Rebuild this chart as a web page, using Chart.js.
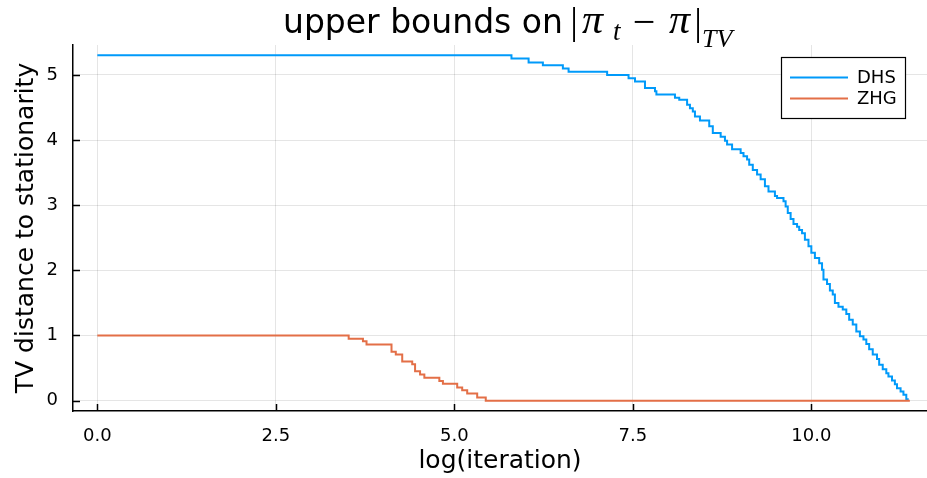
<!DOCTYPE html>
<html>
<head>
<meta charset="utf-8">
<script src="https://cdn.jsdelivr.net/npm/chart.js@4.4.1/dist/chart.umd.min.js"></script>
<style>
  html, body { margin: 0; padding: 0; background: #fff; overflow: hidden; }
  canvas { display: block; }
</style>
</head>
<body>
<canvas id="chart" width="927" height="478"></canvas>
<script>
// Each bound is a step function: the value holds from one log(iteration) to the next.
const dhsLogIter = [0, 5.80, 6.04, 6.24, 6.52, 6.60, 7.14, 7.44, 7.53, 7.67,
  7.81, 7.83, 8.09, 8.15, 8.26, 8.30, 8.34, 8.37, 8.44, 8.57,
  8.62, 8.73, 8.79, 8.82, 8.89, 9.01, 9.05, 9.10, 9.13, 9.18,
  9.24, 9.29, 9.35, 9.40, 9.49, 9.52, 9.61, 9.64, 9.67, 9.71,
  9.75, 9.80, 9.83, 9.87, 9.91, 9.96, 10.00, 10.05, 10.11, 10.15,
  10.17, 10.22, 10.26, 10.30, 10.33, 10.38, 10.44, 10.49, 10.53, 10.58,
  10.63, 10.68, 10.73, 10.77, 10.81, 10.86, 10.92, 10.95, 11.00, 11.05,
  11.08, 11.13, 11.17, 11.20, 11.25, 11.29, 11.33, 11.35];
const dhsBound = [5.30, 5.25, 5.19, 5.15, 5.10, 5.05, 5.00, 4.95, 4.90, 4.80,
  4.75, 4.70, 4.65, 4.62, 4.54, 4.49, 4.44, 4.36, 4.30, 4.21,
  4.11, 4.05, 3.99, 3.93, 3.86, 3.80, 3.75, 3.70, 3.62, 3.54,
  3.47, 3.40, 3.29, 3.21, 3.14, 3.11, 3.06, 2.98, 2.88, 2.79,
  2.71, 2.67, 2.62, 2.57, 2.47, 2.37, 2.27, 2.19, 2.11, 2.01,
  1.86, 1.79, 1.69, 1.63, 1.50, 1.44, 1.40, 1.33, 1.24, 1.17,
  1.06, 0.99, 0.94, 0.87, 0.79, 0.71, 0.64, 0.55, 0.48, 0.42,
  0.37, 0.31, 0.25, 0.19, 0.14, 0.09, 0.02, 0];

const zhgLogIter = [0, 3.52, 3.72, 3.77, 4.12, 4.18, 4.27, 4.41, 4.45, 4.52,
  4.58, 4.79, 4.84, 5.04, 5.11, 5.18, 5.32, 5.44, 11.38];
const zhgBound = [1.00, 0.95, 0.91, 0.86, 0.75, 0.71, 0.60, 0.56, 0.45, 0.40,
  0.35, 0.30, 0.26, 0.20, 0.16, 0.11, 0.05, 0, 0];

const seriesNames = ['DHS', 'ZHG'];
const xTickValues = [0, 2.5, 5, 7.5, 10];
const xTickLabels = ['0.0', '2.5', '5.0', '7.5', '10.0'];
const yTickValues = [0, 1, 2, 3, 4, 5];

const SANS = '"DejaVu Sans", sans-serif';
const SERIF = '"Liberation Serif", "DejaVu Serif", serif';
const COLORS = ['#009AFA', '#E36F47'];

function toPoints(xs, ys) {
  return xs.map((x, i) => ({ x: x, y: ys[i] }));
}

// Background, inward tick marks, axis titles, math title and the legend box.
const decorations = {
  id: 'decorations',
  beforeDraw(chart) {
    const ctx = chart.ctx;
    ctx.save();
    ctx.fillStyle = '#fff';
    ctx.fillRect(0, 0, chart.width, chart.height);
    ctx.restore();
  },
  afterDraw(chart) {
    const { ctx, chartArea: a, scales } = chart;
    const xs = scales.x, ys = scales.y;
    ctx.save();

    // tick marks pointing into the plot
    ctx.strokeStyle = '#000';
    ctx.lineWidth = 1.5;
    ctx.beginPath();
    xTickValues.forEach(v => {
      const px = Math.round(xs.getPixelForValue(v)) + 0.5;
      ctx.moveTo(px, a.bottom);
      ctx.lineTo(px, a.bottom - 7);
    });
    yTickValues.forEach(v => {
      const py = Math.round(ys.getPixelForValue(v)) + 0.5;
      ctx.moveTo(a.left, py);
      ctx.lineTo(a.left + 7, py);
    });
    ctx.stroke();

    // axis titles
    ctx.fillStyle = '#000';
    ctx.font = '25px ' + SANS;
    ctx.textAlign = 'center';
    ctx.textBaseline = 'alphabetic';
    ctx.fillText('log(iteration)', (a.left + a.right) / 2, 468);
    ctx.save();
    ctx.translate(33, (a.top + a.bottom) / 2);
    ctx.rotate(-Math.PI / 2);
    ctx.fillText('TV distance to stationarity', 0, 0);
    ctx.restore();

    // title: upper bounds on |π_t − π|_TV
    ctx.textAlign = 'left';
    ctx.font = '33px ' + SANS;
    ctx.fillText('upper bounds on', 283, 33);
    ctx.textAlign = 'center';
    ctx.font = '38px ' + SERIF;
    ctx.fillText('|', 574, 34);
    ctx.textAlign = 'left';
    ctx.font = 'italic 42px ' + SERIF;
    ctx.fillText('π', 582, 33);
    ctx.font = 'italic 27px ' + SERIF;
    ctx.fillText('t', 613, 40);
    ctx.textAlign = 'center';
    ctx.font = '40px ' + SERIF;
    ctx.fillText('\u2212', 644, 35);
    ctx.textAlign = 'left';
    ctx.font = 'italic 42px ' + SERIF;
    ctx.fillText('π', 669, 33);
    ctx.textAlign = 'center';
    ctx.font = '38px ' + SERIF;
    ctx.fillText('|', 698, 35);
    ctx.textAlign = 'left';
    ctx.font = 'italic 26px ' + SERIF;
    ctx.fillText('TV', 702, 47);

    // legend
    const lx = 781.5, ly = 57.5, lw = 124, lh = 61;
    ctx.fillStyle = '#fff';
    ctx.fillRect(lx, ly, lw, lh);
    ctx.strokeStyle = '#000';
    ctx.lineWidth = 1.2;
    ctx.strokeRect(lx, ly, lw, lh);
    ctx.font = '18px ' + SANS;
    ctx.textAlign = 'left';
    ctx.textBaseline = 'middle';
    chart.data.datasets.forEach((ds, i) => {
      const cy = 77.5 + i * 21;
      ctx.strokeStyle = ds.borderColor;
      ctx.lineWidth = 2;
      ctx.beginPath();
      ctx.moveTo(790, cy);
      ctx.lineTo(848, cy);
      ctx.stroke();
      ctx.fillStyle = '#000';
      ctx.fillText(ds.label, 857, cy + 1);
    });

    ctx.restore();
  }
};

new Chart(document.getElementById('chart'), {
  type: 'line',
  data: {
    datasets: [
      {
        label: seriesNames[0],
        data: toPoints(dhsLogIter, dhsBound),
        borderColor: COLORS[0],
        borderWidth: 2,
        stepped: 'before',
        pointRadius: 0,
        fill: false,
        order: 1
      },
      {
        label: seriesNames[1],
        data: toPoints(zhgLogIter, zhgBound),
        borderColor: COLORS[1],
        borderWidth: 2,
        stepped: 'before',
        pointRadius: 0,
        fill: false,
        order: 0
      }
    ]
  },
  options: {
    responsive: false,
    animation: false,
    events: [],
    layout: { padding: { top: 45, right: 0, bottom: 0, left: 0 } },
    plugins: {
      legend: { display: false },
      tooltip: { enabled: false },
      title: { display: false }
    },
    scales: {
      x: {
        type: 'linear',
        min: -0.341,
        max: 11.62,
        afterBuildTicks: s => { s.ticks = xTickValues.map(v => ({ value: v })); },
        afterFit: s => { s.height = 67; },
        grid: { color: 'rgba(0,0,0,0.1)', lineWidth: 1, drawTicks: false },
        border: { display: true, color: '#000', width: 1.5 },
        ticks: {
          padding: 15,
          color: '#000',
          font: { family: SANS, size: 18 },
          maxRotation: 0,
          callback: v => xTickLabels[xTickValues.indexOf(v)]
        }
      },
      y: {
        type: 'linear',
        min: -0.159,
        max: 5.459,
        afterBuildTicks: s => { s.ticks = yTickValues.map(v => ({ value: v })); },
        afterFit: s => { s.width = 73; },
        grid: { color: 'rgba(0,0,0,0.1)', lineWidth: 1, drawTicks: false },
        border: { display: true, color: '#000', width: 1.5 },
        ticks: {
          padding: 15,
          color: '#000',
          font: { family: SANS, size: 18 },
          callback: v => String(v)
        }
      }
    }
  },
  plugins: [decorations]
});
</script>
</body>
</html>
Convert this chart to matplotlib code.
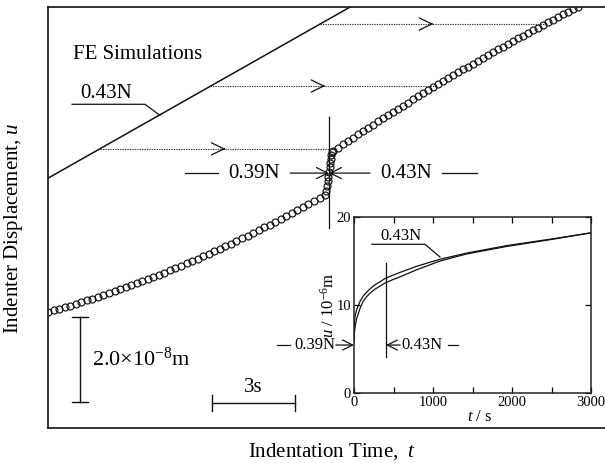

■ Work to do
Among the entries above, how many lines hold the word "this"? Reply with only that number.

■ Solution to the exercise
2